Well your ahead of me. I got 330 bales out of the field last night parked the truck in the barn at 11pm with the last of it. It was raining good by 5am and will rain again Sunday so I think the rest of the field will probably be mulch. I only got about 1/3 of what I mowed because the weather just wasn’t there for it. I got tricked with the tourist weather report. I am debating just tedding it back out and calling it good if the flood doesn’t take it the snow will pack it down and it will go away as green mulch.
I think it is time to move on to equptiment repairs wood for the winter and sawing that pile of logs to rebuild the barn…
The poor people visited by hurricane Micheal. Sigh.
You know of all of the most dedicated Do-It-Yourself home power makers the most serious I have corresponded with were in Florida. Followed up by those in the Carolina’s.
We annual cold/wet/frozen-down folks Plan for ours. Expect it. Complain, if missing out on our annual endurance tests.
You folks in the maybe-this-year, maybe-next-year, must be some kind of special.

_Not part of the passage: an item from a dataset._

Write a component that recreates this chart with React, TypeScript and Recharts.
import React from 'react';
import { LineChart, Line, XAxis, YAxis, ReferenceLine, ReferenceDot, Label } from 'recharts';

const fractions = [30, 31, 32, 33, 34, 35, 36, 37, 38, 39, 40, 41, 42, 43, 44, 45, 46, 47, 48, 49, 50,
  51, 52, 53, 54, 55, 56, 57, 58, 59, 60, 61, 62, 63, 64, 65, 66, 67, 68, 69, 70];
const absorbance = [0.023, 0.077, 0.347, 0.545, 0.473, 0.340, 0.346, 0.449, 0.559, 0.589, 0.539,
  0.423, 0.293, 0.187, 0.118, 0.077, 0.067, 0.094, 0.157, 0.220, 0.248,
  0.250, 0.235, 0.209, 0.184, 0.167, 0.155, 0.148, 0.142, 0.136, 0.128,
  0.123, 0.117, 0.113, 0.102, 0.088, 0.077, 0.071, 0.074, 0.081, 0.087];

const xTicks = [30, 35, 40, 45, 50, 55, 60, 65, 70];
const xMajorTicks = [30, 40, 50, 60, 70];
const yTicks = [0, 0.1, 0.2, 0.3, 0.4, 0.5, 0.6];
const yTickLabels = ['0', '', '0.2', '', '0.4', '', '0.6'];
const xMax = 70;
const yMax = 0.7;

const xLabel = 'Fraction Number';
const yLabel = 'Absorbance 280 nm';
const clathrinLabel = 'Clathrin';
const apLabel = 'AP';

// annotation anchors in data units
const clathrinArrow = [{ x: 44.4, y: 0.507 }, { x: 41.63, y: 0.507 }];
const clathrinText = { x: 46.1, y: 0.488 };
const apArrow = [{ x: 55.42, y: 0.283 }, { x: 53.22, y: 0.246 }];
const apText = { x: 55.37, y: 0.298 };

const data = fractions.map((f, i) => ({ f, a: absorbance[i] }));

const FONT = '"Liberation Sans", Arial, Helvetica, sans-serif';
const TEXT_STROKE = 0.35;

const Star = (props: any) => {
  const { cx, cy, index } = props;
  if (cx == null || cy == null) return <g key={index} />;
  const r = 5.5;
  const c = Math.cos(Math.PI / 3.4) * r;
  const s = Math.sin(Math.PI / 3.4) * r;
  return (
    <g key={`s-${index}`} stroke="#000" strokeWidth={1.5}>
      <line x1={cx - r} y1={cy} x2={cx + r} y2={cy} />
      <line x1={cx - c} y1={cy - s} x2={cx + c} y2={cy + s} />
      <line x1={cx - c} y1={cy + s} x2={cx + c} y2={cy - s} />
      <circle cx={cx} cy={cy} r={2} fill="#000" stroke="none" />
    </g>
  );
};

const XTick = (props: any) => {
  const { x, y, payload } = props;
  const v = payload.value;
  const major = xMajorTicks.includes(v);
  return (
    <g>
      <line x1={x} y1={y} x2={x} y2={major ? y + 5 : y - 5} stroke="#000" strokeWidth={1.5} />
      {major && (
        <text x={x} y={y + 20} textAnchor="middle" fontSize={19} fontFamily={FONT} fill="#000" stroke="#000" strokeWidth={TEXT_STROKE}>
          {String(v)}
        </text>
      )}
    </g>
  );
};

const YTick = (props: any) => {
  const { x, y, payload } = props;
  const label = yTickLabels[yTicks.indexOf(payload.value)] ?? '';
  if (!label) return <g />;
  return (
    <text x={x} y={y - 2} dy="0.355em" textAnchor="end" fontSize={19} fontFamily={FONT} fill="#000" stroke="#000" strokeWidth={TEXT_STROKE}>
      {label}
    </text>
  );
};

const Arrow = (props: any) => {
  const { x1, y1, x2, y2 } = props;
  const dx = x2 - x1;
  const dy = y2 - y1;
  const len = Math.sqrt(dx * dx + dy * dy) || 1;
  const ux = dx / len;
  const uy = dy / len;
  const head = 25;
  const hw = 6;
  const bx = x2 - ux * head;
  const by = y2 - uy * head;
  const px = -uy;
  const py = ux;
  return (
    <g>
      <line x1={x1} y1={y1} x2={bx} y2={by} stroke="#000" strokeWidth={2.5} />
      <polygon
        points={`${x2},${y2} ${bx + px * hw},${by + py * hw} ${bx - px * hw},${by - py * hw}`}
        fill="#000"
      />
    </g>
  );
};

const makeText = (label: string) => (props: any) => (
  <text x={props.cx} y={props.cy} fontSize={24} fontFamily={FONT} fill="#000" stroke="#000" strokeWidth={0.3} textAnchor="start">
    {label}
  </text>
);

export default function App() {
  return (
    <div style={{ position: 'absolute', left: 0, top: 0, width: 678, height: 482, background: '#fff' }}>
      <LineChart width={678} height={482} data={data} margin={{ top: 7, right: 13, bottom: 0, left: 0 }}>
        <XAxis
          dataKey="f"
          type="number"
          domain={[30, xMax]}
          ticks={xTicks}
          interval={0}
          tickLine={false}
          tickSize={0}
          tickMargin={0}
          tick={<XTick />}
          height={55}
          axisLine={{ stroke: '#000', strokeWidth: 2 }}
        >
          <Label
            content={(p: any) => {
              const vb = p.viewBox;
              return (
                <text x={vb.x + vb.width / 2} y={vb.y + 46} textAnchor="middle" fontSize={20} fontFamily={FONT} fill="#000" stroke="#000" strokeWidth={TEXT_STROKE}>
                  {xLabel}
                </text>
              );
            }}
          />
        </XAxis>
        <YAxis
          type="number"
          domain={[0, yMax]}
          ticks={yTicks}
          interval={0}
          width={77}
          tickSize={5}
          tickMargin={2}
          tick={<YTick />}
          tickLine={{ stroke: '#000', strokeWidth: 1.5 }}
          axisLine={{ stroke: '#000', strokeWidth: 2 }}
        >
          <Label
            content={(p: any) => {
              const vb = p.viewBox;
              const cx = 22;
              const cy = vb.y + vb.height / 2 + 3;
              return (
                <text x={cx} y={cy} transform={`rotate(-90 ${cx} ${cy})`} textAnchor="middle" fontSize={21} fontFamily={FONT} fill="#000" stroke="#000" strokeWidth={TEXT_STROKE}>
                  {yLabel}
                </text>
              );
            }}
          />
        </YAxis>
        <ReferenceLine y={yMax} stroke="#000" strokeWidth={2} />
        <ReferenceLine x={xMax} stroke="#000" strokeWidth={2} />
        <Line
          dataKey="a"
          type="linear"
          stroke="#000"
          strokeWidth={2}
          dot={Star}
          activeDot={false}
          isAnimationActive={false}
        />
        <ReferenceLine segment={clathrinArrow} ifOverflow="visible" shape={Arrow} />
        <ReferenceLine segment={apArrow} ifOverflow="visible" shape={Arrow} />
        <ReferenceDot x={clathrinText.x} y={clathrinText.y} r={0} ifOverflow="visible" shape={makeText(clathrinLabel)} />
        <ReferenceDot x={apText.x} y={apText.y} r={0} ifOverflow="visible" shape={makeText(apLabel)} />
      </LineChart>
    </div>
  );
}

Would drive me nuts your maybe’s, gonna’happens, go’es-with-the-territory hurricaines and tornadoes…
Huh? That why I’ve been seeing N.C., S.C. plated vehicles here now too? We green, and treed here too. With “only” a maybe 60 years destructive winds cycle. An earthquake every 15 years or so. M-a-y-b-e a volcano event every 300-500 years.
I do believe I can hear the home electrical generators running clear up here.
tree farmer Steve Unruh
I like reading about WW2, I was just on a blog and happened upon an old photo from April 30, 1945 showing the German Embassy in Sweden flying the Swastika at half mast in recognition of Hitlers death - this was the day he shot himself.
Check out the two cars to the left.
Nice, but look closer, the white car is wood powered too!
Reading the daily news, following all these storms hitting peoples homes in the USA and elsewhere…
It really seems to get worse every year…
Our prayers to all involved.
which blog were you reading?
Hey Dave, it was “History of Sorts”:
Ha! I noticed that later after I had posted the pic - wood burners galore!
Probably the only time (and place?) in history when a random photograph could catch 3 wood powered cars!